We may think that these negatives are all in the past, but in recent years we have seen horrible debates on LGBT rights, particularly trans rights, and they have become increasingly toxic. Many trans people see their identities denigrated, their experiences ignored and their lives sidelined in debates about their own rights and their own lives. Too many people forget that at the centre of these culture wars are real people who simply want to live their life and be left alone to be who they are. It is time that we moved the debate forward. It is time that we thought about the people and not the politics, by focusing on the solutions to the issues that the LGBTQ community still faces. We must tackle the growth in hate crime, the misogyny and objectification faced by lesbians, and the intersectional issues faced by black and minority ethnic or disabled LGBTQ people. I am delighted that we will hear about the Government’s draft conversion practices ban Bill soon.
How can we support schools and businesses in eradicating homophobic and transphobic bullying and harassment? We have to think about how we can support trans people in accessing better support, and how we can help non- binary people to gain recognition in law.
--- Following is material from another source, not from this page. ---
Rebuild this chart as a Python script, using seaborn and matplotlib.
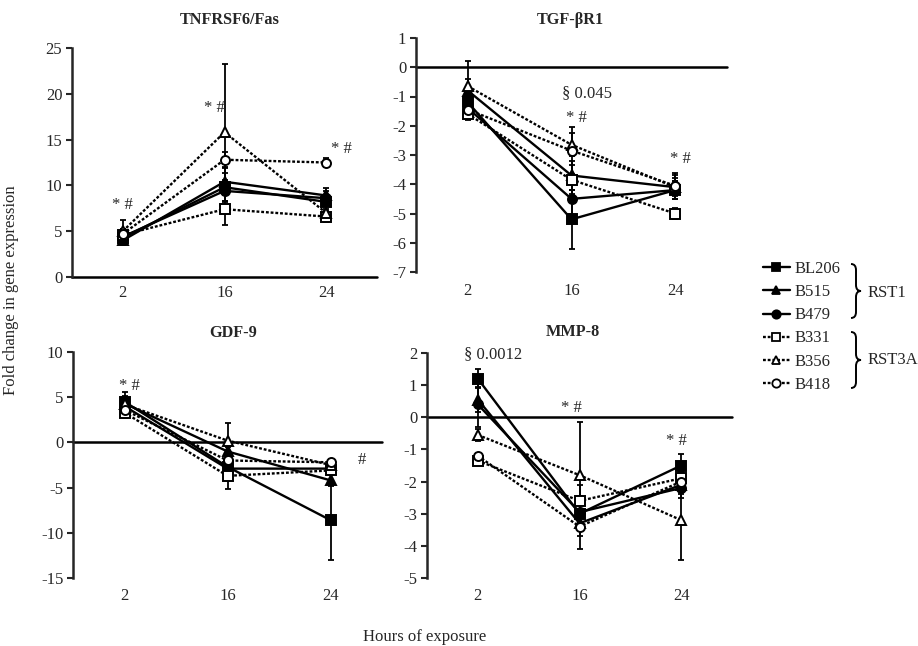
import numpy as np
import pandas as pd
import matplotlib.pyplot as plt
import seaborn as sns
from matplotlib.lines import Line2D
from matplotlib.path import Path
from matplotlib.patches import PathPatch

# strains and time points
strains = ["BL206", "B515", "B479", "B331", "B356", "B418"]
hours = ["2", "16", "24"]

# TNFRSF6/Fas (rows follow strains)
fas_mean = [[4.3, 9.8, 8.2], [4.0, 10.4, 8.9], [4.4, 9.4, 8.6],
            [4.6, 7.4, 6.6], [5.0, 15.8, 7.0], [4.7, 12.8, 12.5]]
fas_sd = [[0.5, 1.5, 0.8], [0.5, 1.5, 0.8], [0.5, 1.2, 0.8],
          [0.6, 1.7, 0.6], [1.2, 7.5, 1.0], [0.5, 0.8, 0.5]]

# TGF-bR1
tgf_mean = [[-1.2, -5.2, -4.2], [-0.8, -3.7, -4.1], [-1.4, -4.5, -4.2],
            [-1.6, -3.85, -5.0], [-0.65, -2.65, -4.1], [-1.45, -2.85, -4.05]]
tgf_sd = [[0.3, 1.0, 0.3], [0.4, 0.5, 0.3], [0.3, 0.6, 0.3],
          [0.2, 0.5, 0.2], [0.85, 0.4, 0.4], [0.2, 0.8, 0.45]]

# GDF-9
gdf_mean = [[4.5, -2.7, -8.6], [4.3, -1.0, -4.2], [4.0, -2.9, -2.9],
            [3.3, -3.7, -3.1], [4.2, 0.2, -2.5], [3.6, -2.0, -2.2]]
gdf_sd = [[1.1, 0.6, 4.4], [0.8, 0.5, 0.6], [0.6, 0.5, 0.5],
          [0.6, 1.5, 0.4], [0.6, 2.0, 0.4], [0.7, 0.5, 0.4]]

# MMP-8
mmp_mean = [[1.2, -3.0, -1.5], [0.55, -3.3, -2.1], [0.4, -2.95, -2.2],
            [-1.35, -2.6, -1.9], [-0.55, -1.8, -3.2], [-1.2, -3.4, -2.0]]
mmp_sd = [[0.3, 0.5, 0.35], [0.4, 0.4, 0.3], [0.7, 0.5, 0.3],
          [0.1, 0.5, 0.2], [0.2, 1.65, 1.25], [0.1, 0.7, 0.2]]

# significance notes: (text, x index, y value)
fas_notes = [("* #", 0, 7.9), ("* #", 0.9, 18.4), ("* #", 2.15, 14.0)]
tgf_notes = [("§ 0.045", 1.15, -0.9), ("* #", 1.05, -1.75), ("* #", 2.05, -3.15)]
gdf_notes = [("* #", 0.05, 6.2), ("#", 2.3, -2.0)]
mmp_notes = [("§ 0.0012", 0.15, 1.95), ("* #", 0.92, 0.3), ("* #", 1.95, -0.75)]

markers = ["s", "^", "o", "s", "^", "o"]
filled = [True, True, True, False, False, False]
dotted = (0, (1.2, 0.8))
FS = 12

sns.set_style("ticks")
plt.rcParams['font.family'] = ['Liberation Serif', 'DejaVu Serif']
plt.rcParams['axes.unicode_minus'] = False

W, H = 918, 646
fig = plt.figure(figsize=(W / 100, H / 100), dpi=100)


def px_rect(l, r, t, b):
    return [l / W, 1 - b / H, (r - l) / W, (b - t) / H]


def draw_panel(rect, means, sds, ylim, yticks, notes, title, title_xy, xpad):
    ax = fig.add_axes(px_rect(*rect))
    x = np.arange(len(hours))
    for i, s in enumerate(strains):
        fc = "black" if filled[i] else "white"
        ls = "-" if filled[i] else dotted
        ax.errorbar(x, means[i], yerr=sds[i], fmt="none", ecolor="black",
                    elinewidth=1.3, capsize=2.5, capthick=1.3, zorder=2)
        df = pd.DataFrame({"x": x, "y": means[i]})
        sns.lineplot(data=df, x="x", y="y", ax=ax, color="black", lw=1.7,
                     linestyle=ls, marker=markers[i], markersize=6.5,
                     markerfacecolor=fc, markeredgecolor="black",
                     markeredgewidth=1.4, zorder=3)
    ax.axhline(0, color="black", lw=1.8, clip_on=False, zorder=1)
    ax.set_xlim(-0.5, 2.5)
    ax.set_ylim(*ylim)
    ax.set_yticks(yticks)
    ax.set_xticks(x)
    ax.set_xticklabels(hours)
    ax.set_xlabel("")
    ax.set_ylabel("")
    for sp in ["top", "right", "bottom"]:
        ax.spines[sp].set_visible(False)
    ax.spines["left"].set_linewidth(1.8)
    ax.tick_params(axis="y", length=4, width=1.5, labelsize=FS, pad=3)
    ax.tick_params(axis="x", length=0, labelsize=FS, pad=xpad)
    for txt, nx, ny in notes:
        ax.text(nx, ny, txt, ha="center", va="center", fontsize=FS)
    fig.text(title_xy[0] / W, 1 - title_xy[1] / H, title, ha="center",
             va="center", fontsize=11.7, fontweight="bold")
    return ax


draw_panel((72, 377, 48, 277), fas_mean, fas_sd, (0, 25), range(0, 26, 5),
           fas_notes, "TNFRSF6/Fas", (230, 20), 6)
draw_panel((416, 727, 38, 272), tgf_mean, tgf_sd, (-7, 1), range(-7, 2),
           tgf_notes, "TGF-βR1", (570, 20), 8)
draw_panel((73, 382, 352, 578), gdf_mean, gdf_sd, (-15, 10), range(-15, 11, 5),
           gdf_notes, "GDF-9", (233, 333), 7)
draw_panel((427, 732, 353, 578), mmp_mean, mmp_sd, (-5, 2), range(-5, 3),
           mmp_notes, "MMP-8", (573, 332), 7)

fig.text(11 / W, 1 - 290 / H, "Fold change in gene expression", rotation=90,
         ha="center", va="center", fontsize=FS)
fig.text(425 / W, 1 - 637 / H, "Hours of exposure", ha="center", va="center",
         fontsize=FS)

# legend
handles = []
for i, s in enumerate(strains):
    handles.append(Line2D([0], [0], color="black", lw=1.7,
                          linestyle="-" if filled[i] else dotted,
                          marker=markers[i], markersize=6,
                          markerfacecolor="black" if filled[i] else "white",
                          markeredgewidth=1.3, label=s))
fig.legend(handles=handles, loc="upper left", bbox_to_anchor=(763 / W, 1 - 261 / H),
           frameon=False, fontsize=FS, handlelength=1.6, handletextpad=0.3,
           labelspacing=0.43, borderpad=0, borderaxespad=0)


def brace(x0, yt, yb, w=10, r=6):
    xm = x0 + w / 2
    x1 = x0 + w
    ym = (yt + yb) / 2
    pts = [(x0, yt), (xm, yt), (xm, yt + r), (xm, ym - r), (xm, ym), (x1, ym),
           (xm, ym), (xm, ym + r), (xm, yb - r), (xm, yb), (x0, yb)]
    codes = [Path.MOVETO, Path.CURVE3, Path.CURVE3, Path.LINETO, Path.CURVE3,
             Path.CURVE3, Path.CURVE3, Path.CURVE3, Path.LINETO, Path.CURVE3,
             Path.CURVE3]
    verts = [(px / W, 1 - py / H) for px, py in pts]
    fig.add_artist(PathPatch(Path(verts, codes), fill=False, lw=1.4,
                             edgecolor="black", transform=fig.transFigure))


brace(851, 264, 318)
brace(851, 332, 388)
fig.text(868 / W, 1 - 293 / H, "RST1", ha="left", va="center", fontsize=FS)
fig.text(868 / W, 1 - 360 / H, "RST3A", ha="left", va="center", fontsize=FS)

fig.savefig("out.png", dpi=100)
I hope that the Government will address all these points, and today I am more confident that they will.
The hon. Member for Luton North mentioned her daughter as hope for the future. My daughter is considerably older—in her 20s. A couple of years ago, we went to Edinburgh to see a play, “Everybody’s Talking About Jamie”, about a young cross-dressing guy who wants to wear a dress to the prom, which causes all sorts of hassle. We went because I had seen the film and loved it. About halfway through the play, I began to find the audience more interesting. I realised that everybody under the age of about 35 or 40 was totally engaged in what was happening, cheering for Jamie and booing his opponents. It was great. Everybody over the age of about 60 looked stunned. They were looking round, thinking, “What’s going on?”. My daughter Mhairi and I came out and, as we walked along the road, I said, “Your generation really don’t care, do they?” . She said, “No, we don’t get it. We don’t know why it’s a problem, and we don’t know why politicians don’t see that.” I thought to myself, “This toxic argument, which we all want to end, will end, because the younger generation will not allow their peers to be punished for being who they are in the way that mine were.”
I thank the Government for having this debate, and I thank everyone who is here. Please let us send the positive message that we will stand up and make sure that acceptance comes sooner.